- **DESCRIPTION OF THE TASK**: Find and copy lines holding "code".

- **DATASET SECTION**:
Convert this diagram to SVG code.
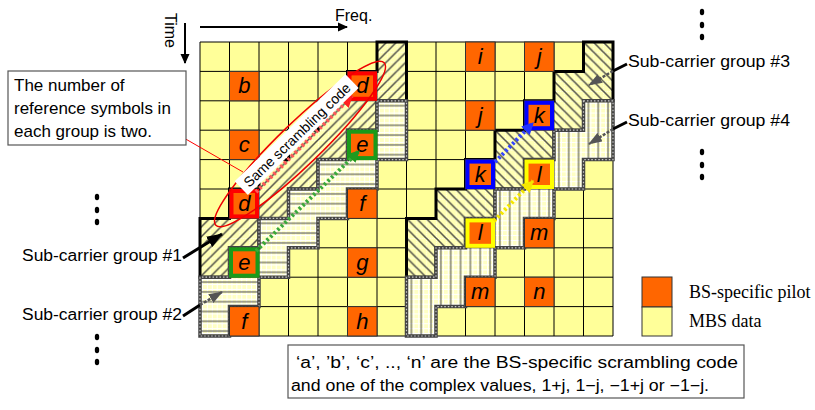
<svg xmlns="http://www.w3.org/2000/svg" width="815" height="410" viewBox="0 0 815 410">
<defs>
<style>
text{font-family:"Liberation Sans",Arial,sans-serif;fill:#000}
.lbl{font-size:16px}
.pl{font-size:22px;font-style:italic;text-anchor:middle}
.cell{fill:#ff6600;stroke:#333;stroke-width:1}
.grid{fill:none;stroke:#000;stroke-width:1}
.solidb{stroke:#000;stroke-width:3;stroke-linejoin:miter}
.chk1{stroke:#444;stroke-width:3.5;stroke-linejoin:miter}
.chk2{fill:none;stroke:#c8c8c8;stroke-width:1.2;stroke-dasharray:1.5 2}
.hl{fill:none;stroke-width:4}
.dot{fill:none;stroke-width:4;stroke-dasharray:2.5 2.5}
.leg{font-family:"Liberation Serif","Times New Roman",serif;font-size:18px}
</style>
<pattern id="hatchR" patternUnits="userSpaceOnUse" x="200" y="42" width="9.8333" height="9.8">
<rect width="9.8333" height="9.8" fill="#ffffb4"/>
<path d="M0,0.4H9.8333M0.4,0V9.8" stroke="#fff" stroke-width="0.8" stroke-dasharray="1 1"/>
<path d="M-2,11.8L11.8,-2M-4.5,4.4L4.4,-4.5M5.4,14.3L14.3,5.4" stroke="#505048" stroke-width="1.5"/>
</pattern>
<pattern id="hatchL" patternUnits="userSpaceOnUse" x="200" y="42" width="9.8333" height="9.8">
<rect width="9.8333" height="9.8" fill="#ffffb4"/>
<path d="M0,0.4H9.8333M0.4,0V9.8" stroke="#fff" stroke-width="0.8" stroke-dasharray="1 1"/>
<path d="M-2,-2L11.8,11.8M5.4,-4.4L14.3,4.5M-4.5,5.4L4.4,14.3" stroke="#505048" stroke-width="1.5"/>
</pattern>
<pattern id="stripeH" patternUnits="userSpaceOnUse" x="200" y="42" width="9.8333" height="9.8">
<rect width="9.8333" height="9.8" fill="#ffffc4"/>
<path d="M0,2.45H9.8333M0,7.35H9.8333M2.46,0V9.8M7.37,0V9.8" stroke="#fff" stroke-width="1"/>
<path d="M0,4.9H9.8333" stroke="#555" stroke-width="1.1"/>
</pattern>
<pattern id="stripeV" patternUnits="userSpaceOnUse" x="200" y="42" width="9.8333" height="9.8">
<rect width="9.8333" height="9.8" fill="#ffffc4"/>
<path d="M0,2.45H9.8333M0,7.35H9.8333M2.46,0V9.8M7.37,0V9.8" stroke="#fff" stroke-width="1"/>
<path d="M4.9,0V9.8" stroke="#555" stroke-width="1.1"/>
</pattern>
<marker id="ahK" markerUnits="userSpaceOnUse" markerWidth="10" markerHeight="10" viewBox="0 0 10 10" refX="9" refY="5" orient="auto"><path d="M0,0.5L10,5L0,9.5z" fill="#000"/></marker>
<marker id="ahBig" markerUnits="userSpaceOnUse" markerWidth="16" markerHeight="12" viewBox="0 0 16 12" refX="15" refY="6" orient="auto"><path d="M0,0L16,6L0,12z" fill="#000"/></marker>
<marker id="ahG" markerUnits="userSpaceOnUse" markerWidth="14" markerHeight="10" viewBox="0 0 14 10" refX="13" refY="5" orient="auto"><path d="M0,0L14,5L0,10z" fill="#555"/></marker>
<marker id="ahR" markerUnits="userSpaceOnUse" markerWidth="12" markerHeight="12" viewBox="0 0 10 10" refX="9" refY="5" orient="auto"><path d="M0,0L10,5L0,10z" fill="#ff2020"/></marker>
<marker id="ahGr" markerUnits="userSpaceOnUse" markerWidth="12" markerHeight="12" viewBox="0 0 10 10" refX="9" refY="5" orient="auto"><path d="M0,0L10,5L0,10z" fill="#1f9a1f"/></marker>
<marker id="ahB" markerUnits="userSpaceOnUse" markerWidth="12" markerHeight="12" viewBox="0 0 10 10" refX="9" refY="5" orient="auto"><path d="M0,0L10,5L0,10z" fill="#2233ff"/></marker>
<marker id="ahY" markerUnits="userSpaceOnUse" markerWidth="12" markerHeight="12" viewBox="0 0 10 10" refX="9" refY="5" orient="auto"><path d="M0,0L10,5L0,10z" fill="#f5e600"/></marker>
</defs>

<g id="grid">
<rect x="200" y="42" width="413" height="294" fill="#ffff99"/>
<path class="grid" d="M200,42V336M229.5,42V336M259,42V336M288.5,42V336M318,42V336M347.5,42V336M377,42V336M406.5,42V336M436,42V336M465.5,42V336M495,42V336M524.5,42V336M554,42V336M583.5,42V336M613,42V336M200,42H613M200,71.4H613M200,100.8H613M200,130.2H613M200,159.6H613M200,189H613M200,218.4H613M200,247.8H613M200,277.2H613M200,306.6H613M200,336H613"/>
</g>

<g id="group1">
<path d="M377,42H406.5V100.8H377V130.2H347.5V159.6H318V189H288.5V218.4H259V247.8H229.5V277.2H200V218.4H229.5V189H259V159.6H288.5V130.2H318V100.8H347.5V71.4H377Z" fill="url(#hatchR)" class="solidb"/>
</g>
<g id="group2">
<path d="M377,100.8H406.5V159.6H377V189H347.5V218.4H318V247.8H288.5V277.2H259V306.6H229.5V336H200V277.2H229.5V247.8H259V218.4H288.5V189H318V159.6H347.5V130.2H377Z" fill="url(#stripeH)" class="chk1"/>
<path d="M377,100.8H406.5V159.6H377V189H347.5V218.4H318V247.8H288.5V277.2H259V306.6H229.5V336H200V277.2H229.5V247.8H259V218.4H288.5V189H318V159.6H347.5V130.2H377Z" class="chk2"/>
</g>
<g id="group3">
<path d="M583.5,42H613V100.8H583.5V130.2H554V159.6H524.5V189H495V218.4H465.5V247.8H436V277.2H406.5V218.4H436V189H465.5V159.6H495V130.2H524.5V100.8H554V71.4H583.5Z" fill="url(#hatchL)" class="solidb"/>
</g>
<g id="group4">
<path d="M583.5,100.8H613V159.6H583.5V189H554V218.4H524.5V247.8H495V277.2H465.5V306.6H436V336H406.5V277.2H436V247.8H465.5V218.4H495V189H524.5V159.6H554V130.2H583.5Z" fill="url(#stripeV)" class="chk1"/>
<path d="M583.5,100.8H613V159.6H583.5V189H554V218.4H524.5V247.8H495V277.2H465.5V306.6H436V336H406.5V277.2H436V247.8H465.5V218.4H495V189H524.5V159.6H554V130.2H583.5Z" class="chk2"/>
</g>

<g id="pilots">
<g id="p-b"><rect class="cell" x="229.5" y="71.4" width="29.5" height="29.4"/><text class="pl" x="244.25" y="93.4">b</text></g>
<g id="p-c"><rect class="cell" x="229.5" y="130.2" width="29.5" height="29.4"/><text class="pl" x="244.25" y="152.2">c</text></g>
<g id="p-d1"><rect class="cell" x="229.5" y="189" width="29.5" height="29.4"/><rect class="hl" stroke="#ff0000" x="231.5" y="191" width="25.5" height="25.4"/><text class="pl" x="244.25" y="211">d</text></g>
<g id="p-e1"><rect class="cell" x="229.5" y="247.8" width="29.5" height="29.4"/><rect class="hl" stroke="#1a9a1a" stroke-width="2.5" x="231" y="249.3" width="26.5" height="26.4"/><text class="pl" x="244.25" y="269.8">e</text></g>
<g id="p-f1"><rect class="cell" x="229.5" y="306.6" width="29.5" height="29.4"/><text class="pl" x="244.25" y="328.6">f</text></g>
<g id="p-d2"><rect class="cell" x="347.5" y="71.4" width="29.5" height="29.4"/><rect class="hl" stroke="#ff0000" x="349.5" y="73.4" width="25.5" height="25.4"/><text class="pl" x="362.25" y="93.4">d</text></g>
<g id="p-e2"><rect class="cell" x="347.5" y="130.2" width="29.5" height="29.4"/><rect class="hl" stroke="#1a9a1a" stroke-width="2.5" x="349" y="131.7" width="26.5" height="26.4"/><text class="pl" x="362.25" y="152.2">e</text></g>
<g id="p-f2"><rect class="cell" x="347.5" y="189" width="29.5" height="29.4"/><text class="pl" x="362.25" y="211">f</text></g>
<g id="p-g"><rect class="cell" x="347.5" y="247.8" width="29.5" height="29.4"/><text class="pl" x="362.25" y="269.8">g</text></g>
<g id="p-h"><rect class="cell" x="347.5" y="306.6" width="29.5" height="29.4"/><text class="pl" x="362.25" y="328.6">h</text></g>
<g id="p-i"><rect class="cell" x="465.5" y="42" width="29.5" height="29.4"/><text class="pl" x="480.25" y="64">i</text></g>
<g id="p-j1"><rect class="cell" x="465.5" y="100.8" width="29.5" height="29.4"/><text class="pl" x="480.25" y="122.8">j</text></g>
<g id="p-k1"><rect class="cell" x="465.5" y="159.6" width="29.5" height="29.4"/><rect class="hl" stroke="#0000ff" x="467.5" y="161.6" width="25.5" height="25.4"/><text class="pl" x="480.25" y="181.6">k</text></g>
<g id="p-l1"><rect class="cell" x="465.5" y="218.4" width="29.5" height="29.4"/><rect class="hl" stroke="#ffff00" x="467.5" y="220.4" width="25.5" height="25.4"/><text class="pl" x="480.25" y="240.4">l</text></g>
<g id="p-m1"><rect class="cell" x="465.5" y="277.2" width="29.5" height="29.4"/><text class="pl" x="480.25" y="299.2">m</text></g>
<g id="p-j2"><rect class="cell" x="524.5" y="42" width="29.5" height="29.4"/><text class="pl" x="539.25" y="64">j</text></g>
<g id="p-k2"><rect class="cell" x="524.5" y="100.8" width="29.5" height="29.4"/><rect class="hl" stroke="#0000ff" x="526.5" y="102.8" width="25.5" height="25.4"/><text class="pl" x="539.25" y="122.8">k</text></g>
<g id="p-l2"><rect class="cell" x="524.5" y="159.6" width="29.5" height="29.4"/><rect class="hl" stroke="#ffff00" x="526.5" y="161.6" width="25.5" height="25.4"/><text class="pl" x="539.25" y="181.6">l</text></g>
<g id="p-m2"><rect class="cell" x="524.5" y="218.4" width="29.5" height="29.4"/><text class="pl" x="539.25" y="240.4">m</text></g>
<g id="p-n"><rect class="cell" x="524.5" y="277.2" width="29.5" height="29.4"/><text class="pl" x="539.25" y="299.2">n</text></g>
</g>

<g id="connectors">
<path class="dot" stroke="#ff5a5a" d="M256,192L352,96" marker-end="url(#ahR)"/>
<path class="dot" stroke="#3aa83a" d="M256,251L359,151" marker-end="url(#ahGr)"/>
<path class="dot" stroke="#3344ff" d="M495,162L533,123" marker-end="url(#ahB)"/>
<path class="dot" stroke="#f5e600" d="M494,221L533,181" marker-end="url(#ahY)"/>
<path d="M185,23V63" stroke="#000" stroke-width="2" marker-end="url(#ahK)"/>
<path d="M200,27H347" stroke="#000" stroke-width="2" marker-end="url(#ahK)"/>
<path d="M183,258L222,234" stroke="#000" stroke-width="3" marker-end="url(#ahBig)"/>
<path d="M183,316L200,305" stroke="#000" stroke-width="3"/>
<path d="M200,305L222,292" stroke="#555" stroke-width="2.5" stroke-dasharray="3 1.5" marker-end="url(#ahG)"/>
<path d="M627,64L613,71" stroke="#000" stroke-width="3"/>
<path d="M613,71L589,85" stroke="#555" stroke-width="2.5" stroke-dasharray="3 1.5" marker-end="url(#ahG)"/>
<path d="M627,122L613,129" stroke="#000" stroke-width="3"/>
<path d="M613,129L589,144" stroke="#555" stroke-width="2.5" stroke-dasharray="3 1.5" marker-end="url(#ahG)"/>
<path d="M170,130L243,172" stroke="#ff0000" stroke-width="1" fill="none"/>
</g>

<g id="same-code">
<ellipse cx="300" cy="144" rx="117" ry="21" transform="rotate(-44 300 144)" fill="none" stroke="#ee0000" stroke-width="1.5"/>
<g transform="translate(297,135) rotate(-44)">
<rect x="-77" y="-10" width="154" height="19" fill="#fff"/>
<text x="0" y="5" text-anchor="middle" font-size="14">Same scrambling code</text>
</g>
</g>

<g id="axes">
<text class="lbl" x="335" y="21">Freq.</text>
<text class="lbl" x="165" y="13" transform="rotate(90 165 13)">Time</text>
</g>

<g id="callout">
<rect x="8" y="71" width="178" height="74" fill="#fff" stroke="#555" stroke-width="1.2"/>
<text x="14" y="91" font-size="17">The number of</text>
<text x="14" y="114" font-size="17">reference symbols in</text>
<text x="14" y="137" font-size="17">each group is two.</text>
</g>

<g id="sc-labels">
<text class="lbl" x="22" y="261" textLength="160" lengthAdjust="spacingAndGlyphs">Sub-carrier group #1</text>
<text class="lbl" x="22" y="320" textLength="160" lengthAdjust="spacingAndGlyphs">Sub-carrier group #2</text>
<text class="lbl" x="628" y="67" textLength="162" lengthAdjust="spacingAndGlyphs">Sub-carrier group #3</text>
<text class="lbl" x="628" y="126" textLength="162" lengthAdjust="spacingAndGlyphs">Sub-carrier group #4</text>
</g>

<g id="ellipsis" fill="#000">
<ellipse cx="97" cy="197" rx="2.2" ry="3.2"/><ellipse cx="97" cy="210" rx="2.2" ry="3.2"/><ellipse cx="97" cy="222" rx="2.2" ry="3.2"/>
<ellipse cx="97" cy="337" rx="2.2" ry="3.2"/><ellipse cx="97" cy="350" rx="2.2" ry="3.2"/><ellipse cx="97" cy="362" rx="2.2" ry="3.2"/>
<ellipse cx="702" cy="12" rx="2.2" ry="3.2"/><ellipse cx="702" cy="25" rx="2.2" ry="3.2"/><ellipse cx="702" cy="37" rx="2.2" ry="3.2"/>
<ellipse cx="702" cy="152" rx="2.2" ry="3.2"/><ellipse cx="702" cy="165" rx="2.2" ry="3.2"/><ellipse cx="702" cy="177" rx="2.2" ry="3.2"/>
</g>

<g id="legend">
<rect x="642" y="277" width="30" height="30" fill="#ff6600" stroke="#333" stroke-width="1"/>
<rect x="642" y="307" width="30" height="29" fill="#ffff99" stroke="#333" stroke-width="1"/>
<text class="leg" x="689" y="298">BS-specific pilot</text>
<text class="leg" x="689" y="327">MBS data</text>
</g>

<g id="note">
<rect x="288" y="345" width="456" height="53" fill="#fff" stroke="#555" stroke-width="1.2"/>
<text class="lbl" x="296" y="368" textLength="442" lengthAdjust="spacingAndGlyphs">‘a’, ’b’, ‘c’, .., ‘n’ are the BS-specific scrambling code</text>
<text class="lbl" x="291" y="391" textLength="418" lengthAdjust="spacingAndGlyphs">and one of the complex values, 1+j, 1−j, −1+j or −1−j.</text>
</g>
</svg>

- **REPLY**:
Convert this diagram to SVG code.
<g id="same-code">
<text x="0" y="5" text-anchor="middle" font-size="14">Same scrambling code</text>
<text class="lbl" x="296" y="368" textLength="442" lengthAdjust="spacingAndGlyphs">‘a’, ’b’, ‘c’, .., ‘n’ are the BS-specific scrambling code</text>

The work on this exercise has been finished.